Domino's Pizza brand reinvention campaign is a classical case of the dictum, 'the more things change, the more they remain the same.' Porter Novelli (PN), a global agency with specialisms in brand building and brand marketing underscores this and points out that knowing how to 'do digital' for its own sake is far from enough. According to PN, brands achieve most success if they combine social media survey with human insights.

This is exactly what Russell Weiner leaned on to generate Domino's successful campaign. Initial research had indicated that American consumers 'yearned to hear the truth at a time when banks were collapsing, wall street and detroit were imploding and confidence in corporations, politicians and
authoritative figures had sunk to all-time low.' Weiner used these insights in the Turnaround Pizza
Campaign to show the world that admitting to the negatives of your product can lead to positive reaction. The campaign paid off handsomely. Same-store sales growth increased by 10.4% between 2009 and 2010 and were up by another 2.3% during the first quarter of 2011.

Public Relations has always been about understanding people and what influences them, no matter the medium used. New media tools now provide organisations with new ways to listen to consumers and for consumers to initiate communication with organisastions. According to Grunig and Grunig, because of of their interactive nature 'new media make it possible than before to have a two-way balanced dialogue with publics. The Turnaround Pizza campaign demonstrates how dialogue helped to alter both the brand's and consumers' attitudes and behaviour towards each other, and the eventual impact on the brand's relationship with the consumers.

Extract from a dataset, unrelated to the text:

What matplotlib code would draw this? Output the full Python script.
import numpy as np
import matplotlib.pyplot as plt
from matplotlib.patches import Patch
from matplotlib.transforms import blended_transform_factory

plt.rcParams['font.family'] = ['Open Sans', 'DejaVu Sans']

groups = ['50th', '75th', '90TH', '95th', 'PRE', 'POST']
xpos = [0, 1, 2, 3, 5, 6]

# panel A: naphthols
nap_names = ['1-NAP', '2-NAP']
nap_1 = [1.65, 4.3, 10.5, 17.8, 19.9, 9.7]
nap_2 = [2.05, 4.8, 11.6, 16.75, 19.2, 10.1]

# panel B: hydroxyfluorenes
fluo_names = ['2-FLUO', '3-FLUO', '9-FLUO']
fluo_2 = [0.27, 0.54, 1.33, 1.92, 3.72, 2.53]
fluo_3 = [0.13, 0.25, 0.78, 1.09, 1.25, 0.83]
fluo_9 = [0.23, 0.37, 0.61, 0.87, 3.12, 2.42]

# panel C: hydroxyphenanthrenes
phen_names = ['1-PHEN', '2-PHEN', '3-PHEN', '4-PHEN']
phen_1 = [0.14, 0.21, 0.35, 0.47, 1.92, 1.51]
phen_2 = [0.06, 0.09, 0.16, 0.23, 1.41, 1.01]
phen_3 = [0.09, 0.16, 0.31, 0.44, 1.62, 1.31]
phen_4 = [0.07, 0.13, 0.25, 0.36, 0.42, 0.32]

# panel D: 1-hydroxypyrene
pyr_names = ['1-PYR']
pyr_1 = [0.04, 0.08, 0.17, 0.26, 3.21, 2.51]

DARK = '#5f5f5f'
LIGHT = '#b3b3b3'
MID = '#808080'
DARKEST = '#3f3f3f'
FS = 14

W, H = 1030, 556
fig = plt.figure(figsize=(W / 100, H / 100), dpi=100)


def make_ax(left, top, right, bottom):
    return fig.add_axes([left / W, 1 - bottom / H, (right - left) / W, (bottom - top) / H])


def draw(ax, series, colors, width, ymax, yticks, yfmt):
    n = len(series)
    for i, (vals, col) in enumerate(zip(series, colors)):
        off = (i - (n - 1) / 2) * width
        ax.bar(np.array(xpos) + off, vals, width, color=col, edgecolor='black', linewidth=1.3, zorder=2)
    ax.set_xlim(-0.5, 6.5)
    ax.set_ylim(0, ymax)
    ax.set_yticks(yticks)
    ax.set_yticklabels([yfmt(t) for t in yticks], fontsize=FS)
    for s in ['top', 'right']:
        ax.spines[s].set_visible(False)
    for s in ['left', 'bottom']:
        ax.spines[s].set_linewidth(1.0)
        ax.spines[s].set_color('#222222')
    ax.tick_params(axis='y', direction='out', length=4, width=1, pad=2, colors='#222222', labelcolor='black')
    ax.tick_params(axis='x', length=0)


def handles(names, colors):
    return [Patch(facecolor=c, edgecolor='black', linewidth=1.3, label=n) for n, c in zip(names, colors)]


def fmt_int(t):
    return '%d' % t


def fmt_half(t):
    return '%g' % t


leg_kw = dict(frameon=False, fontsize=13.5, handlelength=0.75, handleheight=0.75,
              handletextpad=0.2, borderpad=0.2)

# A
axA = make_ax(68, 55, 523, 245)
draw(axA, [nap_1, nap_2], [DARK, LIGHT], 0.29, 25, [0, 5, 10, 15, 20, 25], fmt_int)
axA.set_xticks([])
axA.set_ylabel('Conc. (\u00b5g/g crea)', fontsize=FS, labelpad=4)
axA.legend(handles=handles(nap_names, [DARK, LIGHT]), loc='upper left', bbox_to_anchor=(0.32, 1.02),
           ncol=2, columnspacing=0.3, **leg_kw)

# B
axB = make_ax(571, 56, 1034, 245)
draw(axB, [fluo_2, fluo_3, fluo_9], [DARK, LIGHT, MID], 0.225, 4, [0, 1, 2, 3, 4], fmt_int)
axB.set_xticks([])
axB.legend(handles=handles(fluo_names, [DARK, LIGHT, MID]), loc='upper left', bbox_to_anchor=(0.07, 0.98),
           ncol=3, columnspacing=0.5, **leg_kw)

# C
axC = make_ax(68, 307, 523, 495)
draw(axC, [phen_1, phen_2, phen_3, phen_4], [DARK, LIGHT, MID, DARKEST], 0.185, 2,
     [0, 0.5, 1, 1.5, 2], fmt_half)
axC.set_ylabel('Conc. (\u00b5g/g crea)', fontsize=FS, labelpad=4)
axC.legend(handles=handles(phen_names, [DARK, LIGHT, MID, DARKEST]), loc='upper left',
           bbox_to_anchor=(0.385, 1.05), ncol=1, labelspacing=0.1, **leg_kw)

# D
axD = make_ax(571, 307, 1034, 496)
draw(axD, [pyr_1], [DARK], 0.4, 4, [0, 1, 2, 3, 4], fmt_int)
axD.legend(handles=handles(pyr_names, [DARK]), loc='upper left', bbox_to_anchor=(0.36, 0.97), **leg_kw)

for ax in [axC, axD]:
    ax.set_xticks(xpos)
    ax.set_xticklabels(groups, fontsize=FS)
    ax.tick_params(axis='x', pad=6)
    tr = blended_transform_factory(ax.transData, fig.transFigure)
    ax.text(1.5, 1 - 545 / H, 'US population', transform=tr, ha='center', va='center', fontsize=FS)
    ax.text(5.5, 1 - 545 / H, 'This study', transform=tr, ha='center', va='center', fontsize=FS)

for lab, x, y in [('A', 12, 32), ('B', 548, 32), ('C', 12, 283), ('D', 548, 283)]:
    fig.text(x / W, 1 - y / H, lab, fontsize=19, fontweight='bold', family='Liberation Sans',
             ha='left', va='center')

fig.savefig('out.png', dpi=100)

Domino's Pizza's continued strive for transparency since the 2009 incident is proof of new media's
ability to contribute to organisation's behaviour and improvement of its relationships with its consumers.


  1. I think this was a very bold move by Domino’s and one that not many companies would risk undertaking. However, when you think about it, it seems an almost obvious decision to take in this consumer-driven age. Dissatisfied consumers are going to make their views known anyway so why not facilitate a conversation with company representatives who can then take the appropriate steps.

    Many companies hide from, or ignore, negative comments but Domino’s seemed to welcome them and then use them to improve their product. It must have been hard, especially for those who actually make the pizza, to hear their product constantly referred to as “cardboard” but it seemed to be just what they needed to reinvent their recipe.

    Still, I believe there are situations in which such an initiative could backfire. For example, people who didn’t have strong negative views before may now decide to lodge complaints simply because it seems everyone else has a complaint, and moreover, the organization is willing to listen. Secondly the fact that Domino’s was still in business meant that there were some people who had few, or even no, problems. The reinvention of the recipe may satisfy one group of people but it may also drive away previously loyal customers who were happy with the old recipe.

    I see the value of engaging publics and addressing their concerns and it is evident that this move worked for Domino’s. However, I would caution PR practitioners to be careful when implementing similar tactics since not every case may be as successful as this one.

  2. I must disagree with you here Natasha... it has been portrayed how Domino’s pizza has indeed managed to handle the communication flow in an appropriate manner, which should be an example for other companies. Transparency is key.
    Nowadays with convergent media, wikileaks, telephone tapping, governmental scandals.. All these are there to show us what the publics want is an honest organisation that manages to give them what they want. Domino’s Pizza have managed to do this.
    Don’t get me wrong it is not my belief that any organisation can do as Domino’s Pizza did and they would be successful. It also depends on the relationship they have with their customers. The company restored its image not through Beniot’s Image Restoration Theory - it skipped denial and when straight to acceptance and apology.

  3. Thank you Natasha and enlightenedflack for your comments. I concur with both of your views that Domino's move was certainly no mean feat. I think it was a huge but worthwhile PR gamble. When you think about it, Domino's exploited some of the key characteristics of social media as described by Phillips and Young to its full advantage. By embracing all the risks of radical transparency and considered porosity (which include but are not limited to loss of consumer confidence and market share to a readiness to bearing it all on the internet), the same internet community rewarded Domino's with 'richness and reach' when they began to 'test' the integrity of the Pizza Company by placing their orders online and rating the Company's services through the same social media. I think the real success on Domino's side was to the way the Company remained engaged in the online conversations relentlessly and in its willingness to change its behaviour.